Even before riding along with the New Orleans Saints with a police escort from the team hotel to Sun Life Stadium for Super Bowl XLIV, I gained a better understanding of the love affair Saints fans have for their team, and the love the team has for its fans.
While reporting from the team hotel the morning of the game, I observed the growing number of fans, friends and family members who were already in full celebration mode while congregating in the hotel lobby. I asked Saints general manager Mickey Loomis why the team didn’t follow the customary procedure of moving to another hotel the night before the game in order to avoid the pregame distractions of rooming with family and friends.
Loomis explained how, after Hurricane Katrina, the Saints had become accustomed to living in makeshift conditions while easily creating a home away from home. He further explained how his team was perhaps the most prepared in the league to handle these potential distractions.
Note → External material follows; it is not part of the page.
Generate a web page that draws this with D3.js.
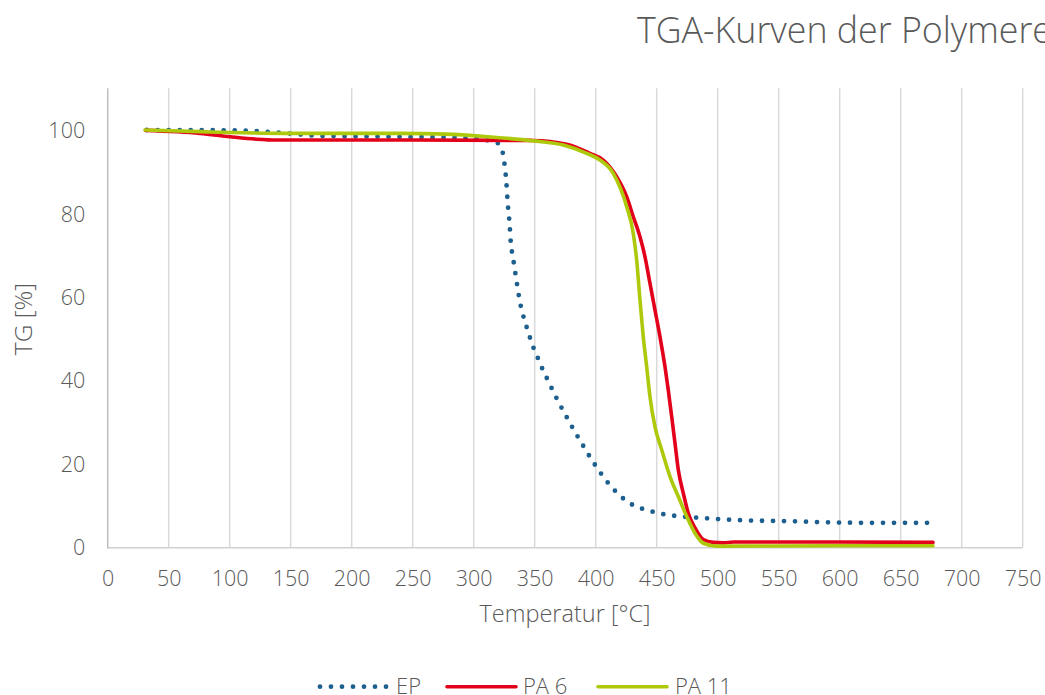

I saw Saints fans who weren’t cocky, arrogant or taunting. Instead, I saw fans who loved, hugged and embraced total strangers. Once I arrived at the stadium with the team, it became clear that the majority of the fans in the stadium belonged to the beloved New Orleans Saints.
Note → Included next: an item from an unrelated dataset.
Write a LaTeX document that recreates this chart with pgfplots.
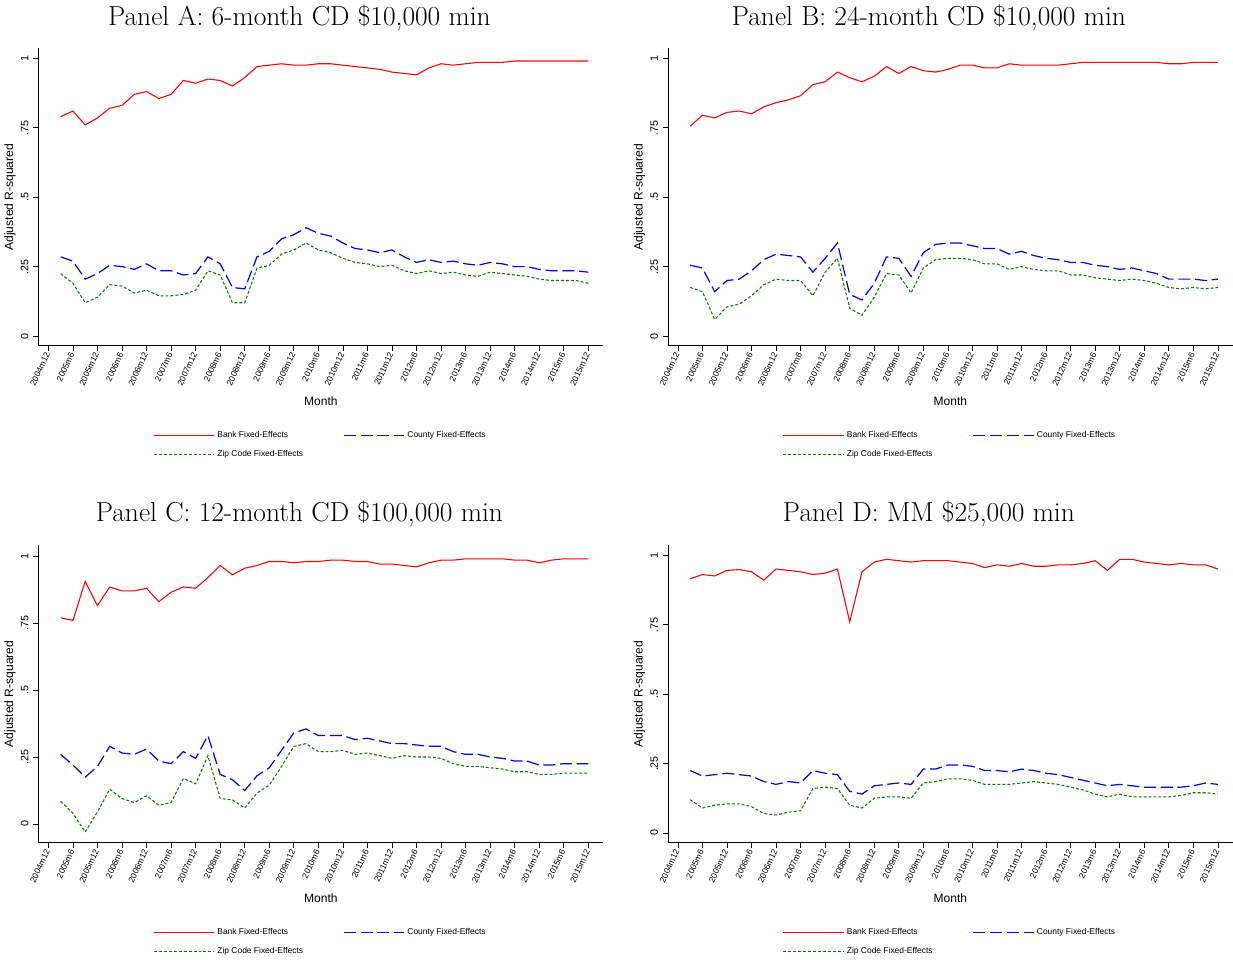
\documentclass[border=0pt]{standalone}
\usepackage{pgfplots}
\usepackage{pgfplotstable}
\pgfplotsset{compat=1.18}
\usepackage{fontspec}
\setsansfont{Liberation Sans}
\definecolor{zgreen}{RGB}{0,128,0}
\pgfplotstableread{
t bank county zip
1 .79 .285 .225
2 .81 .27 .19
3 .76 .205 .12
4 .785 .225 .14
5 .82 .255 .185
6 .83 .25 .18
7 .87 .24 .155
8 .88 .26 .165
9 .855 .235 .145
10 .87 .235 .145
11 .92 .22 .15
12 .91 .225 .165
13 .925 .285 .235
14 .92 .26 .22
15 .90 .175 .12
16 .93 .17 .12
17 .97 .285 .245
18 .975 .305 .255
19 .98 .35 .295
20 .975 .365 .31
21 .975 .39 .335
22 .98 .37 .31
23 .98 .36 .30
24 .975 .335 .28
25 .97 .315 .265
26 .965 .31 .26
27 .96 .30 .25
28 .95 .31 .255
29 .945 .285 .235
30 .94 .265 .225
31 .965 .275 .235
32 .98 .265 .225
33 .975 .27 .23
34 .98 .26 .22
35 .985 .255 .215
36 .985 .265 .23
37 .985 .26 .225
38 .99 .25 .22
39 .99 .25 .215
40 .99 .24 .205
41 .99 .235 .20
42 .99 .235 .20
43 .99 .235 .20
44 .99 .23 .19
}\tabA
\pgfplotstableread{
t bank county zip
1 .755 .255 .175
2 .795 .245 .16
3 .785 .16 .06
4 .805 .20 .105
5 .81 .205 .115
6 .80 .235 .145
7 .825 .275 .185
8 .84 .295 .205
9 .85 .29 .20
10 .865 .285 .20
11 .905 .23 .145
12 .915 .28 .23
13 .95 .335 .28
14 .93 .15 .10
15 .915 .13 .075
16 .935 .19 .14
17 .97 .285 .225
18 .945 .28 .22
19 .97 .215 .155
20 .955 .30 .245
21 .95 .33 .275
22 .96 .335 .28
23 .975 .335 .28
24 .975 .325 .275
25 .965 .315 .26
26 .965 .315 .26
27 .98 .295 .24
28 .975 .305 .25
29 .975 .29 .24
30 .975 .28 .235
31 .975 .275 .235
32 .98 .265 .22
33 .985 .265 .22
34 .985 .255 .21
35 .985 .25 .205
36 .985 .24 .20
37 .985 .245 .205
38 .985 .235 .20
39 .985 .225 .19
40 .98 .205 .175
41 .98 .205 .17
42 .985 .205 .175
43 .985 .20 .17
44 .985 .205 .175
}\tabB
\pgfplotstableread{
t bank county zip
1 .77 .26 .085
2 .76 .22 .04
3 .905 .175 -.03
4 .815 .215 .045
5 .885 .29 .13
6 .87 .265 .095
7 .87 .26 .08
8 .88 .28 .105
9 .83 .235 .07
10 .865 .225 .08
11 .885 .27 .17
12 .88 .245 .15
13 .92 .33 .255
14 .965 .185 .095
15 .93 .165 .09
16 .955 .125 .06
17 .965 .18 .115
18 .98 .21 .145
19 .98 .275 .215
20 .975 .34 .29
21 .98 .355 .30
22 .98 .33 .27
23 .985 .33 .27
24 .985 .33 .275
25 .98 .315 .26
26 .98 .32 .265
27 .97 .31 .255
28 .97 .30 .245
29 .965 .30 .255
30 .96 .295 .25
31 .975 .29 .25
32 .985 .29 .245
33 .985 .27 .225
34 .99 .26 .215
35 .99 .26 .215
36 .99 .25 .21
37 .99 .245 .205
38 .985 .235 .195
39 .985 .235 .195
40 .975 .22 .185
41 .985 .22 .185
42 .99 .225 .19
43 .99 .225 .19
44 .99 .225 .19
}\tabC
\pgfplotstableread{
t bank county zip
1 .915 .225 .12
2 .93 .205 .09
3 .925 .21 .10
4 .945 .215 .105
5 .948 .21 .105
6 .94 .205 .095
7 .91 .185 .07
8 .95 .175 .065
9 .945 .185 .075
10 .94 .18 .08
11 .93 .225 .16
12 .935 .215 .165
13 .95 .21 .16
14 .76 .15 .10
15 .94 .14 .09
16 .975 .17 .125
17 .985 .175 .13
18 .98 .18 .13
19 .975 .175 .125
20 .98 .23 .18
21 .98 .23 .185
22 .98 .245 .195
23 .975 .245 .195
24 .97 .24 .19
25 .955 .225 .175
26 .965 .225 .175
27 .96 .22 .175
28 .97 .23 .18
29 .96 .225 .185
30 .96 .215 .18
31 .965 .21 .175
32 .965 .20 .165
33 .97 .19 .155
34 .98 .18 .14
35 .945 .17 .13
36 .985 .175 .14
37 .985 .17 .13
38 .975 .165 .13
39 .97 .165 .13
40 .965 .165 .13
41 .97 .165 .135
42 .965 .17 .145
43 .965 .18 .145
44 .95 .175 .14
}\tabD
\pgfplotsset{
  panel/.style={
    scale only axis, width=421.5pt, height=222pt,
    xmin=-0.8, xmax=45.2, ymin=-0.035, ymax=1.035,
    axis x line*=bottom, axis y line*=left,
    axis line style={line width=0.6pt, -},
    tick style={black, line width=0.5pt},
    tick align=outside, major tick length=4pt,
    xtick={0,2,...,44},
    xticklabels={2004m12,2005m6,2005m12,2006m6,2006m12,2007m6,2007m12,2008m6,2008m12,2009m6,2009m12,2010m6,2010m12,2011m6,2011m12,2012m6,2012m12,2013m6,2013m12,2014m6,2014m12,2015m6,2015m12},
    x tick label style={font=\sffamily\fontsize{6.3}{7}\selectfont, rotate=65, anchor=east, inner sep=1.5pt},
    ytick={0,0.25,0.5,0.75,1},
    yticklabels={0,.25,.5,.75,1},
    y tick label style={font=\sffamily\fontsize{8}{9}\selectfont, rotate=90, anchor=south},
    xlabel={Month}, ylabel={Adjusted R-squared},
    xlabel style={font=\sffamily\fontsize{9}{10}\selectfont, yshift=-2pt},
    ylabel style={font=\sffamily\fontsize{9}{10}\selectfont, yshift=-3pt},
    title style={font=\fontsize{20.5}{24}\selectfont, xshift=-16pt, yshift=4pt},
    legend columns=2,
    legend style={draw=none, at={(0.5,-0.27)}, anchor=north,
      font=\sffamily\fontsize{6.3}{7}\selectfont, row sep=4pt,
      /tikz/every even column/.append style={column sep=28pt}},
    legend cell align=left,
    legend image code/.code={\draw[#1] (0pt,0pt) -- (45pt,0pt);},
  },
  bank/.style={red, line width=0.8pt},
  county/.style={blue, line width=0.9pt, dash pattern=on 9pt off 3.5pt},
  zip/.style={zgreen, line width=0.8pt, dash pattern=on 2.2pt off 1.5pt},
}
\newcommand\series[1]{%
  \addplot[bank] table[x=t,y=bank]{#1};
  \addplot[county] table[x=t,y=county]{#1};
  \addplot[zip] table[x=t,y=zip]{#1};
  \legend{Bank Fixed-Effects,County Fixed-Effects,Zip Code Fixed-Effects}}
\begin{document}
\begin{tikzpicture}
\begin{axis}[panel, at={(0pt,0pt)}, title={Panel A: 6-month CD \$10,000 min}]
\series{\tabA}
\end{axis}
\begin{axis}[panel, at={(470pt,0pt)}, title={Panel B: 24-month CD \$10,000 min}]
\series{\tabB}
\end{axis}
\begin{axis}[panel, at={(0pt,-371pt)}, ymin=-0.07, ymax=1.04, title={Panel C: 12-month CD \$100,000 min}]
\series{\tabC}
\end{axis}
\begin{axis}[panel, at={(470pt,-371pt)}, title={Panel D: MM \$25,000 min}]
\series{\tabD}
\end{axis}
\end{tikzpicture}
\end{document}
As a sideline reporter for CBS Sports, I used my opening comments to explain what I had witnessed from the team throughout the day. I also wanted to foreshadow how I thought the game would play out based on the intel gathered during my production meetings with the Saints coaches and players earlier during the week. My pregame report went as follows: “I spent the entire month of August with the New Orleans Saints, and today they appear to be just as comfortable and confident as they were then. The coaches and players told me they plan to launch an aggressive attack and they also plan to come after a banged-up and wounded Colts DE Dwight Freeney. Maybe their head coach, Sean Payton, put it best when he told me that it is going to take an aggressive mindset to win this game.”
Payton stayed with his game plan of aggressive play-calling, which ultimately decided the outcome of the game.
While The Who performed during halftime, Payton was hatching a caper that would allow him to steal the Vince Lombardi Trophy away from Peyton Manning and the Colts. Before displaying the nerves of a cat burglar by calling for an onside kick to start the second half, Payton told me in our halftime chat that his team would have to go out and take the game from the Colts by being even more aggressive in the second half. “It’s going to take balls to win this game,” said Payton.
When Chris Reis recovered the onside kick, he put the New Orleans Saints in the driver’s seat, and the result was a Super Bowl championship. As I huddled with the celebrating Saints at midfield, surrounded by flying confetti, heavy security and fist-pumping players who hugged one another, I saw enough love pouring out that could last a lifetime.
I saw Cincinnati Bengals defensive coordinator Mike Zimmer hugging his two beautiful daughters and his son, Adam Zimmer, who is an assistant linebackers coach with the Saints. Their heartache and tragic loss of Mike’s wife earlier in the season had to subside for at least a moment during what was a terrific family celebration. I noticed Harry Connick Jr. — then he noticed me and we embraced with a roaring man-hug as I, too, was swept up in the emotion. As the game analyst for the Saints’ preseason games, I couldn’t help but feel as though I had been adopted into the family. That’s just the way it is with this team and its fans. They are more than just a feel-good story. They are the real deal.
I saw a people, a city, a coach and a quarterback achieve its very own version of manifest destiny. Just as the late Reggie White made a divine declaration when he chose to sign with the then-struggling Green Bay Packers, Drew Brees said he felt it was a “calling” that compelled him to sign with the Saints after he had been abandoned by his former team, the San Diego Chargers. Payton said the proudest part of leading the Saints to the Super Bowl is that when the Saints are playing, the crime rate in New Orleans is zero percent.
I felt like I had seen it all. From Katrina to the Super Bowl’s center stage, where an estimated record-setting 106 million viewers watched, the New Orleans Saints gave the world one big hug.